Data Types
Sigilweaver uses Polars data types. Understanding these types helps you work with data effectively and avoid type-related errors.
Numeric Types
Integers
| Type | Size | Range | Use Case |
|---|---|---|---|
Int8 | 1 byte | -128 to 127 | Small counters, flags |
Int16 | 2 bytes | -32,768 to 32,767 | Small numbers |
Int32 | 4 bytes | -2.1B to 2.1B | Most integer data |
Int64 | 8 bytes | -9.2e18 to 9.2e18 | Large IDs, timestamps |
UInt8 | 1 byte | 0 to 255 | Byte values, small positive |
UInt16 | 2 bytes | 0 to 65,535 | Port numbers, small positive |
UInt32 | 4 bytes | 0 to 4.3B | Positive integers |
UInt64 | 8 bytes | 0 to 1.8e19 | Large positive integers |
Floating Point
| Type | Size | Precision | Use Case |
|---|---|---|---|
Float32 | 4 bytes | ~7 digits | Memory-constrained, less precision needed |
Float64 | 8 bytes | ~15 digits | Most decimal numbers, financial data |
Text Types
| Type | Description |
|---|---|
String | UTF-8 encoded text (variable length) |
Utf8 | Alias for String |
Both types are interchangeable.

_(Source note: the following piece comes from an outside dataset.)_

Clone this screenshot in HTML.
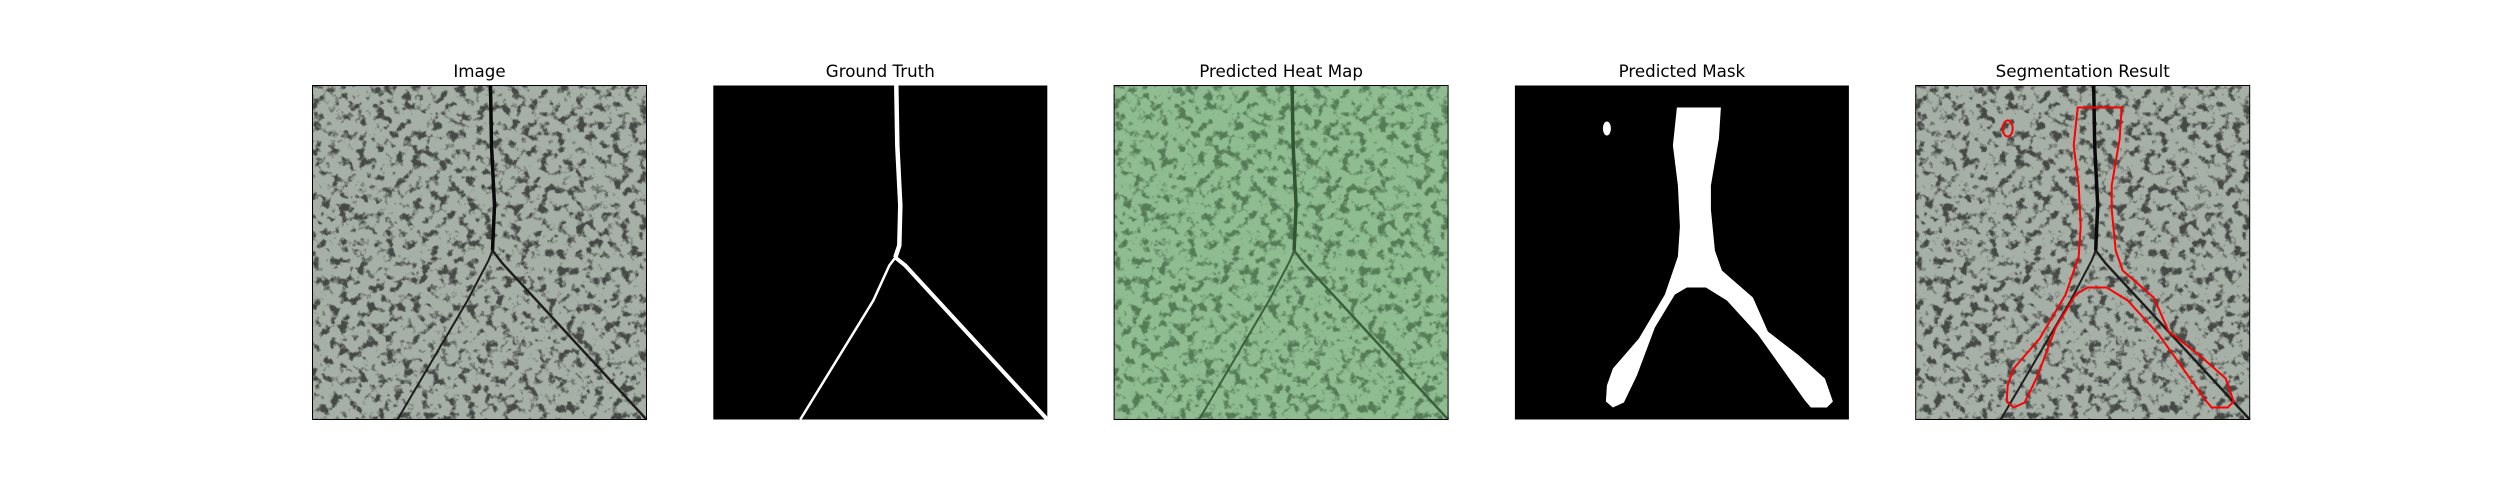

Use them for any text data.
Boolean
| Type | Values |
|---|---|
Boolean | True / False |
Temporal Types
| Type | Description | Example |
|---|---|---|
Date | Calendar date (no time) | 2024-01-15 |
Datetime | Date + time with nanosecond precision | 2024-01-15 14:30:00.123456789 |
Time | Time of day only | 14:30:00 |
Duration | Time span | 1 day, 2:30:00 |
Other Types
| Type | Description |
|---|---|
Categorical | Enum-like string values (memory efficient for repeated values) |
List | Nested list of values |
Struct | Nested structure with named fields |
Type Inference
When loading data, Sigilweaver infers types automatically:
- CSV files: Types are inferred by sampling rows
- Parquet files: Types are stored in the file metadata
You can override inferred types using the Select tool's type casting feature.
Casting Types
Use the Select tool or Formula expressions to convert between types:
In Select Tool
- Open the Select tool configuration
- Find the column you want to cast
- Select the target type from the dropdown
In Formula Expressions
# Cast to integer
pl.col("str_number").cast(pl.Int64)
# Cast to float
pl.col("value").cast(pl.Float64)
# Cast to string
pl.col("id").cast(pl.Utf8)
# Parse date from string
pl.col("date_str").str.to_date()
Type Compatibility
When joining or unioning data, column types should match:
| Operation | Requirement |
|---|---|
| Join keys | Should be same type (e.g., both Int64) |
| Union | Columns are upcast if types differ |
Automatic Upcasting
Polars automatically upcasts when combining different numeric types:
Int32+Int64=Int64Float32+Float64=Float64Int64+Float64=Float64
Choosing Types
Memory Optimization
Choose the smallest type that fits your data:
| If your values are... | Use |
|---|---|
| 0-255 | UInt8 |
| Small positive integers | UInt16 or UInt32 |
| Integers with negatives | Int32 or Int64 |
| Decimal numbers | Float64 |
| Repeated string values | Categorical |
Precision
For financial calculations, use Float64 to minimize rounding errors.
Common Type Errors
"Could not convert to Int64"
The column contains non-numeric values. Clean the data first:
# Filter out non-numeric before casting
pl.col("value").str.contains("^-?\\d+$").is_not_null()
"Type mismatch in join"
Join keys have different types. Cast one to match the other:
pl.col("id").cast(pl.Int64)